Given records
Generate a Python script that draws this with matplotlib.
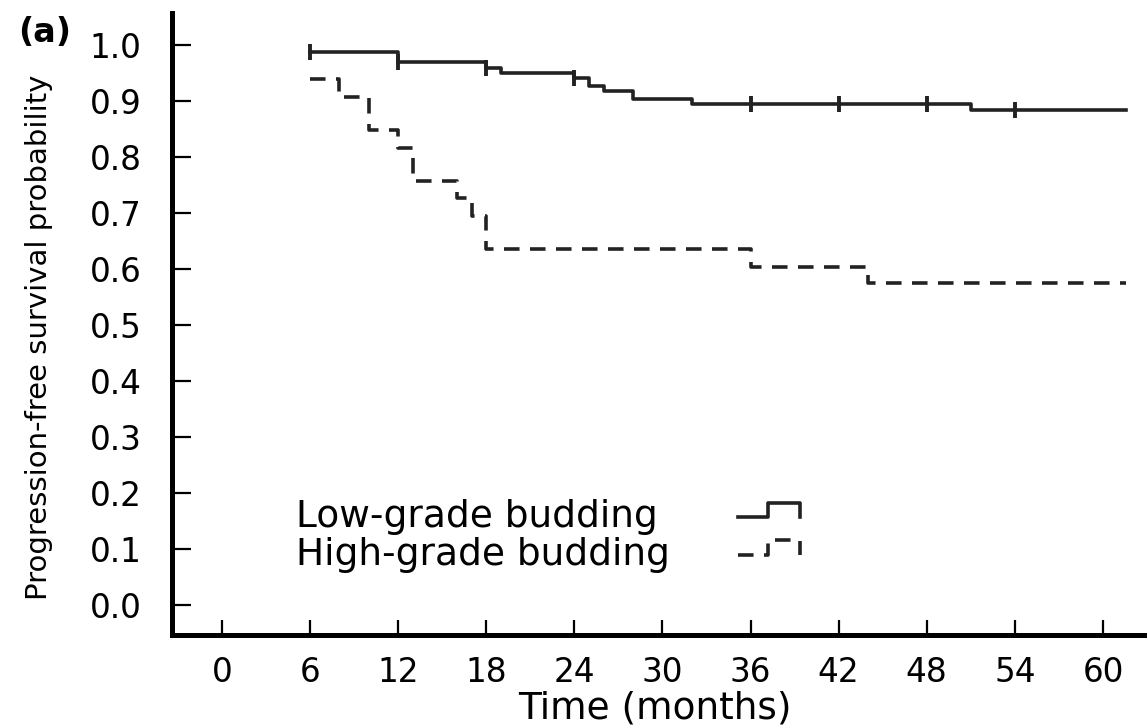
import matplotlib.pyplot as plt
import numpy as np
from matplotlib.legend_handler import HandlerBase
from matplotlib.lines import Line2D

# Kaplan-Meier steps (month of step, survival after it)
low_times = [6, 12, 18, 19, 24, 25, 26, 28, 32, 51]
low_surv = [0.988, 0.970, 0.960, 0.951, 0.941, 0.928, 0.918, 0.905, 0.896, 0.885]
low_censored = [6, 12, 18, 24, 36, 42, 48, 54]

high_times = [6, 8, 10, 12, 13, 16, 17, 18, 36, 44]
high_surv = [0.940, 0.907, 0.848, 0.817, 0.758, 0.728, 0.695, 0.636, 0.604, 0.575]

end_month = 61.6

x_ticks = [0, 6, 12, 18, 24, 30, 36, 42, 48, 54, 60]
y_ticks = [0.0, 0.1, 0.2, 0.3, 0.4, 0.5, 0.6, 0.7, 0.8, 0.9, 1.0]

labels = ['Low-grade budding', 'High-grade budding']


def step_xy(times, surv, end):
	"""
	Extends the last step up to the end of follow-up
	"""
	return list(times) + [end], list(surv) + [surv[-1]]


def surv_at(times, surv, t):
	idx = np.searchsorted(times, t, side='right') - 1
	return np.asarray(surv)[idx]


class StepHandler(HandlerBase):
	"""
	Small step-shaped legend key, like in the original figure
	"""
	def create_artists(self, legend, orig_handle, xdescent, ydescent,
	                   width, height, fontsize, trans):
		x0, y0 = -xdescent, -ydescent
		lo, hi = y0 + 0.38 * height, y0 + 0.93 * height
		xs = [x0, x0 + 0.48 * width, x0 + 0.48 * width, x0 + width, x0 + width]
		ys = [lo, lo, hi, hi, lo]
		line = Line2D(xs, ys)
		self.update_prop(line, orig_handle, legend)
		line.set_marker('None')
		line.set_transform(trans)
		return [line]


fig = plt.figure(figsize=(11.47, 7.26), dpi=100)
ax = fig.add_axes([172 / 1147, 1 - 635 / 726, (1147 - 172) / 1147, (635 - 13) / 726])

line_color = '#222222'

# Low grade - solid
lx, ly = step_xy(low_times, low_surv, end_month)
low_line, = ax.step(lx, ly, where='post', color=line_color, linewidth=2.6)
ax.plot(low_censored, surv_at(low_times, low_surv, low_censored), linestyle='none',
        marker='|', markersize=11, markeredgewidth=2.8, color=line_color)

# High grade - dashed
hx, hy = step_xy(high_times, high_surv, end_month)
high_line, = ax.step(hx, hy, where='post', color=line_color, linewidth=2.6,
                     dashes=(4.3, 2.9))

ax.set_xlim(-3.4, 63.0)
ax.set_ylim(-0.054, 1.058)
ax.set_xticks(x_ticks)
ax.set_yticks(y_ticks)
ax.set_yticklabels([f'{v:.1f}' for v in y_ticks])

ax.spines['top'].set_visible(False)
ax.spines['right'].set_visible(False)
for side in ['left', 'bottom']:
	ax.spines[side].set_linewidth(3.6)
	ax.spines[side].set_color('black')

ax.tick_params(axis='y', direction='in', length=14, width=1.6, pad=22, labelsize=23.5)
ax.tick_params(axis='x', direction='in', length=11, width=1.6, pad=15, labelsize=23.5)

ax.set_xlabel('Time (months)', fontsize=27)
ax.xaxis.set_label_coords(0.495, -0.09)
ax.set_ylabel('Progression-free survival probability', fontsize=21)
ax.yaxis.set_label_coords(-0.122, 0.479)

fig.text(18 / 1147, 1 - 32 / 726, '(a)', fontsize=24, fontweight='bold',
         ha='left', va='center')

# Legend: labels on the left, step keys in their own column on the right
leg_kw = dict(loc='upper left', frameon=False, fontsize=27, labelspacing=0.05,
              borderpad=0, borderaxespad=0)
text_leg = ax.legend([low_line, high_line], labels, bbox_to_anchor=(0.127, 0.2186),
                     handlelength=0, handletextpad=0, **leg_kw)
for h in text_leg.legend_handles:
	h.set_visible(False)
ax.add_artist(text_leg)
ax.legend([low_line, high_line], [' ', ' '], bbox_to_anchor=(0.5805, 0.2186),
          handlelength=1.65, handletextpad=0, handleheight=0.7,
          handler_map={Line2D: StepHandler()}, **leg_kw)

fig.savefig('out.png', dpi=100)
plt.close(fig)
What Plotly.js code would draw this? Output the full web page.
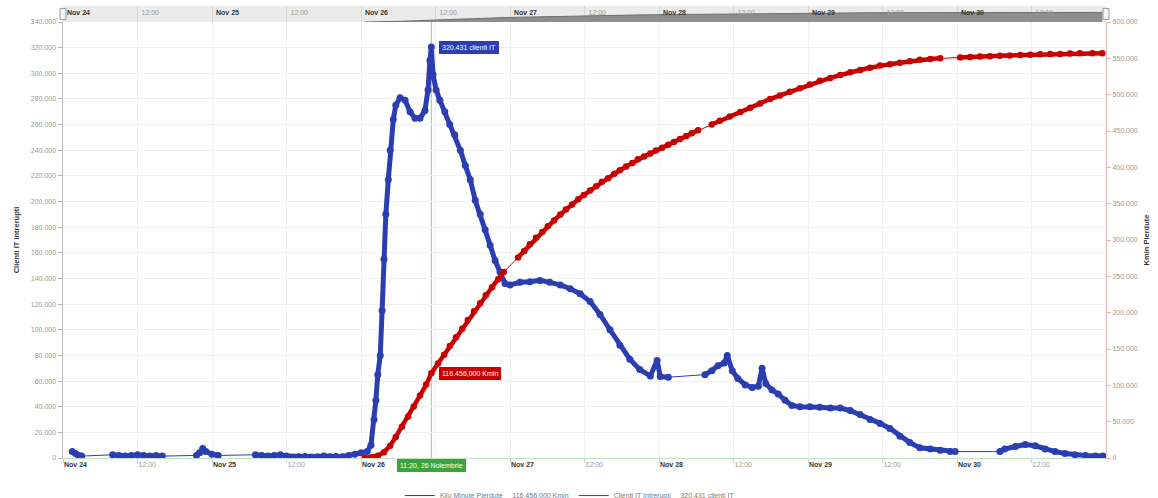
<!DOCTYPE html>
<html><head><meta charset="utf-8">
<script src="https://cdn.plot.ly/plotly-3.0.1.min.js"></script>
<style>html,body{margin:0;padding:0;background:#fff}#chart{width:1158px;height:498px}</style>
</head><body><div id="chart"></div>
<script>
// ---- data (hours from Nov 24 00:00) ----
const tickHours = [0,12,24,36,48,60,72,84,96,108,120,132,144,156];
const tickLabels = ["Nov 24","12:00","Nov 25","12:00","Nov 26","12:00","Nov 27","12:00","Nov 28","12:00","Nov 29","12:00","Nov 30","12:00"];

const clientsName = "Clienti IT întrerupti";
const clientsUnit = "clienti IT";
const kminName = "Kilo Minute Pierdute";
const kminUnit = "Kmin";
const kminAxisTitle = "Kmin Pierdute";
const monthName = "Noiembrie";

const clientsHours = [
 1.5,2,2.5,3,
 8,9,10,11,12,13,14,15,16,
 21.5,22,22.5,23,24,25,
 31,32,33,34,35,36,
 38,39,40,41,42,43,44,45,
 46,47,48,49,
 49.6,50.1,50.4,50.7,51.1,51.4,51.7,52.0,52.4,52.7,53.2,53.6,54.3,55.1,55.9,56.7,57.5,58.3,58.8,59.1,59.33,59.6,60.1,60.7,61.5,62.3,63.1,64.0,64.8,65.6,66.4,67.2,68.0,68.8,69.6,70.4,71.2,72.0,
 73.6,75.2,76.8,78.4,80.1,81.7,83.3,84.9,86.5,88.1,89.7,91.3,92.9,94.6,95.7,96.2,97.5,
 103.4,104.5,105.5,106.5,107.0,107.8,108.7,109.9,111.0,112.0,112.6,113.2,114.2,115.2,116.3,117.4,118.7,120.3,121.9,123.6,125.2,126.8,128.4,130.0,131.6,133.2,134.8,136.4,138.0,139.7,141.3,142.9,143.7,
 150.9,151.7,153.4,155.0,156.6,158.2,159.8,161.4,163.0,164.7,166.3,167.5
];
const clientsValues = [
 5000,3500,2000,1500,
 2500,2000,1500,2000,2500,2000,1500,2000,1500,
 2000,4000,7500,5000,3000,2000,
 2500,2000,1500,2000,2500,1500,
 1000,1200,800,1000,1500,1000,1200,1000,
 2000,3000,4000,5000,
 10000,30000,45000,65000,80000,115000,155000,190000,217000,240000,264000,275000,281000,279000,270000,265000,265000,271000,287000,310000,320431,299000,287000,279000,270000,260000,252000,240000,228000,217000,201000,190000,178000,166000,154000,145000,136000,135000,
 137000,137500,138500,137000,135000,132000,128000,122000,112000,100000,88000,77000,69000,64000,76000,63500,63000,
 65000,68000,72000,74000,80000,68000,62000,57000,55000,56000,70000,58000,53000,50000,45000,41000,40000,40000,39500,39000,39000,37000,34000,30000,27000,23000,17000,12000,8000,7000,6000,5000,5000,
 5000,7000,9000,10500,9500,7000,5000,3500,2500,2000,1500,1500
];

const kminHours = [
 48.6,49.8,50.7,51.7,52.7,53.6,54.6,55.6,56.5,57.5,58.5,59.33,60.4,61.4,62.3,63.3,64.3,65.2,66.2,67.2,68.1,69.1,70.1,71.0,
 73.3,74.3,75.2,76.2,77.2,78.1,79.1,80.1,81.0,82.0,83.0,83.9,84.9,85.9,86.8,87.8,88.8,89.7,90.7,91.7,92.6,93.6,94.6,95.5,96.5,97.5,98.4,99.4,100.4,101.3,102.3,
 104.5,105.8,107.4,109.1,110.7,112.3,113.9,115.5,117.1,118.7,120.3,121.9,123.6,125.2,126.8,128.4,130.0,131.6,133.2,134.8,136.4,138.0,139.7,141.3,
 144.5,146.1,147.7,149.3,150.9,152.5,154.2,155.8,157.4,159.0,160.6,162.2,163.8,165.8,167.4
];
const kminValues = [
 0,1000,3000,8000,17000,29000,43000,57000,71000,86000,101000,116456,130000,142000,154000,166000,178000,190000,202000,213000,224000,235000,246000,256000,
 276000,285000,294000,303000,311000,319000,327000,335000,342000,349000,356000,362000,368000,374000,380000,385000,391000,396000,401000,406000,411000,415000,419000,423000,427000,431000,435000,439000,443000,447000,451000,
 459000,464000,470000,476000,482000,488000,494000,499000,504000,509000,514000,519000,523000,527000,531000,534000,537000,540000,542000,544000,546000,548000,549000,550000,
 551000,552000,552500,553000,553500,554000,554500,555000,555500,556000,556000,556500,557000,557000,557000
];

// ---- helpers ----
const BLUE = '#2b3eb1', RED = '#c90000', GREEN = '#3aa53a';
function withGaps(hs, vs, maxGap){
  const x=[], y=[];
  for(let i=0;i<hs.length;i++){
    if(i>0 && hs[i]-hs[i-1] > maxGap){ x.push(null); y.push(null); }
    x.push(hs[i]); y.push(vs[i]);
  }
  return {x, y};
}
function fmtInt(n){
  const s = String(Math.round(n));
  return s.replace(/\B(?=(\d{3})+(?!\d))/g, '.');
}
const peakVal = Math.max(...clientsValues);
const peakH = clientsHours[clientsValues.indexOf(peakVal)];
const kminAtPeak = kminValues[kminHours.indexOf(peakH)];
const dayNum = 24 + Math.floor(peakH/24);
const remH = peakH - Math.floor(peakH/24)*24;
let hh = Math.floor(remH), mm = Math.round((remH-hh)*60);
if(mm===60){hh+=1;mm=0;}
const timeLabel = String(hh).padStart(2,'0') + ':' + String(mm).padStart(2,'0') + ', ' + dayNum + ' ' + monthName;
const kminLabel = fmtInt(kminAtPeak) + ',000 ' + kminUnit;
const clientsLabel = fmtInt(peakVal) + ' ' + clientsUnit;
const sp = '\u00a0\u00a0\u00a0\u00a0\u00a0';

const styleTick = t => t.startsWith('Nov') ? '<span style="color:#333"><b>'+t+'</b></span>' : t;
const navTickText = tickLabels.map(styleTick);
// bottom axis: the crosshair label box hides the tick label under it
const bottomTickText = tickLabels.map((t,i) => (tickHours[i] > peakH - 1 && tickHours[i] < peakH + 6) ? '' : styleTick(t));

const blueG = withGaps(clientsHours, clientsValues, 2.0);
const redG = withGaps(kminHours, kminValues, 2.0);

const traces = [
  {x:kminHours, y:kminValues, xaxis:'x', yaxis:'y2', type:'scatter', mode:'lines',
   line:{color:RED, width:1}, name: kminName + sp + kminLabel, hoverinfo:'skip'},
  {x:redG.x, y:redG.y, xaxis:'x', yaxis:'y2', type:'scatter', mode:'lines+markers', connectgaps:false,
   line:{color:RED, width:4.5}, marker:{color:RED, size:6.5}, showlegend:false, hoverinfo:'skip'},
  {x:clientsHours, y:clientsValues, xaxis:'x', yaxis:'y', type:'scatter', mode:'lines',
   line:{color:BLUE, width:1}, name: clientsName + sp + clientsLabel, hoverinfo:'skip'},
  {x:blueG.x, y:blueG.y, xaxis:'x', yaxis:'y', type:'scatter', mode:'lines+markers', connectgaps:false,
   line:{color:BLUE, width:5}, marker:{color:BLUE, size:7}, showlegend:false, hoverinfo:'skip'},
  {x:kminHours, y:kminValues, xaxis:'x2', yaxis:'y3', type:'scatter', mode:'lines', fill:'tozeroy',
   fillcolor:'#8e8e8e', line:{color:'#6e6e6e', width:1}, showlegend:false, hoverinfo:'skip'}
];

const mainTop = 0.9646;
const layout = {
  width:1158, height:498,
  margin:{l:63, r:52, t:6, b:40, autoexpand:false},
  paper_bgcolor:'#ffffff', plot_bgcolor:'#ffffff',
  separators:',.',
  hovermode:false,
  font:{family:'Liberation Sans, Arial, sans-serif', size:7, color:'#666'},
  showlegend:true,
  legend:{orientation:'h', x:0.486, xanchor:'center', xref:'paper', yref:'container', y:0.034, yanchor:'top',
          font:{size:7, color:'#777'}, bgcolor:'rgba(0,0,0,0)', traceorder:'normal'},
  xaxis:{domain:[0,1], anchor:'y', range:[0,168], tickmode:'array', tickvals:tickHours, ticktext:bottomTickText,
         ticklabelposition:'outside right', ticks:'outside', ticklen:4, tickcolor:'#d0d0d0',
         showgrid:true, gridcolor:'#f0f0f0', showline:true, linecolor:'#c3e2c3', linewidth:1,
         zeroline:false, tickfont:{size:7, color:'#999'}, fixedrange:true, automargin:false},
  yaxis:{domain:[0,mainTop], anchor:'x', range:[0,340000], tick0:0, dtick:20000, tickformat:',d',
         ticks:'outside', ticklen:4, tickcolor:'#bbb', showline:true, linecolor:'#bbbbbb', linewidth:1.5,
         showgrid:true, gridcolor:'#f0f0f0', zeroline:false, tickfont:{size:7, color:'#999'},
         title:{text:'<b>'+clientsName+'</b>', font:{size:7.5, color:'#333'}, standoff:10}, automargin:false},
  yaxis2:{overlaying:'y', side:'right', anchor:'x', range:[0,600000], tick0:0, dtick:50000, tickformat:',d',
         ticks:'outside', ticklen:4, tickcolor:'#e0b0b0', showline:true, linecolor:'#e8b5b5', linewidth:1,
         showgrid:false, zeroline:false, tickfont:{size:7, color:'#999'},
         title:{text:'<b>'+kminAxisTitle+'</b>', font:{size:7.5, color:'#333'}, standoff:6}, automargin:false},
  xaxis2:{domain:[0,1], anchor:'y3', range:[0,168], tickmode:'array', tickvals:tickHours, ticktext:navTickText,
         ticklabelposition:'inside right', ticklabelshift:4, ticks:'', showgrid:true, gridcolor:'#d6d6d6', showline:false,
         zeroline:false, tickfont:{size:7, color:'#999'}, fixedrange:true},
  yaxis3:{domain:[mainTop,1], anchor:'x2', range:[0,930000], visible:false, fixedrange:true},
  shapes:[
    {type:'rect', xref:'x2 domain', yref:'y3 domain', x0:0, x1:1, y0:0, y1:1,
     fillcolor:'#ebebeb', line:{width:0}, layer:'below'},
    {type:'line', xref:'x', yref:'paper', x0:peakH, x1:peakH, y0:0, y1:mainTop,
     line:{color:'#8ccf8c', width:1}, layer:'below'},
    {type:'rect', xref:'x2 domain', yref:'y3 domain', xsizemode:'pixel', xanchor:0, x0:-3, x1:3, y0:0.15, y1:0.85,
     fillcolor:'#f4f4f4', line:{color:'#999', width:1}},
    {type:'rect', xref:'x2 domain', yref:'y3 domain', xsizemode:'pixel', xanchor:1, x0:-3, x1:3, y0:0.15, y1:0.85,
     fillcolor:'#f4f4f4', line:{color:'#999', width:1}}
  ],
  annotations:[
    {xref:'x', yref:'y', x:peakH, y:peakVal, text:clientsLabel, showarrow:false, xanchor:'left', xshift:8,
     bgcolor:BLUE, bordercolor:BLUE, borderpad:2, font:{size:7, color:'#fff'}},
    {xref:'x', yref:'y2', x:peakH, y:kminAtPeak, text:kminLabel, showarrow:false, xanchor:'left', xshift:8,
     bgcolor:RED, bordercolor:RED, borderpad:2, font:{size:7, color:'#fff'}},
    {xref:'x', yref:'paper', x:peakH, y:0, text:timeLabel, showarrow:false, xanchor:'center', yanchor:'top', yshift:-1,
     bgcolor:GREEN, bordercolor:GREEN, borderpad:2, font:{size:7, color:'#fff'}}
  ]
};

Plotly.newPlot('chart', traces, layout, {displayModeBar:false, staticPlot:true});
</script>
</body></html>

Problem to solve
Give again, please, precisely the lines that begin the records and run through the line with "low_censored = [6, 12, 18, 24, 36, 42, 48, 54]" in it, keeping both end lines and dropping any pictures.

Solved exercise
Generate a Python script that draws this with matplotlib.
import matplotlib.pyplot as plt
import numpy as np
from matplotlib.legend_handler import HandlerBase
from matplotlib.lines import Line2D

# Kaplan-Meier steps (month of step, survival after it)
low_times = [6, 12, 18, 19, 24, 25, 26, 28, 32, 51]
low_surv = [0.988, 0.970, 0.960, 0.951, 0.941, 0.928, 0.918, 0.905, 0.896, 0.885]
low_censored = [6, 12, 18, 24, 36, 42, 48, 54]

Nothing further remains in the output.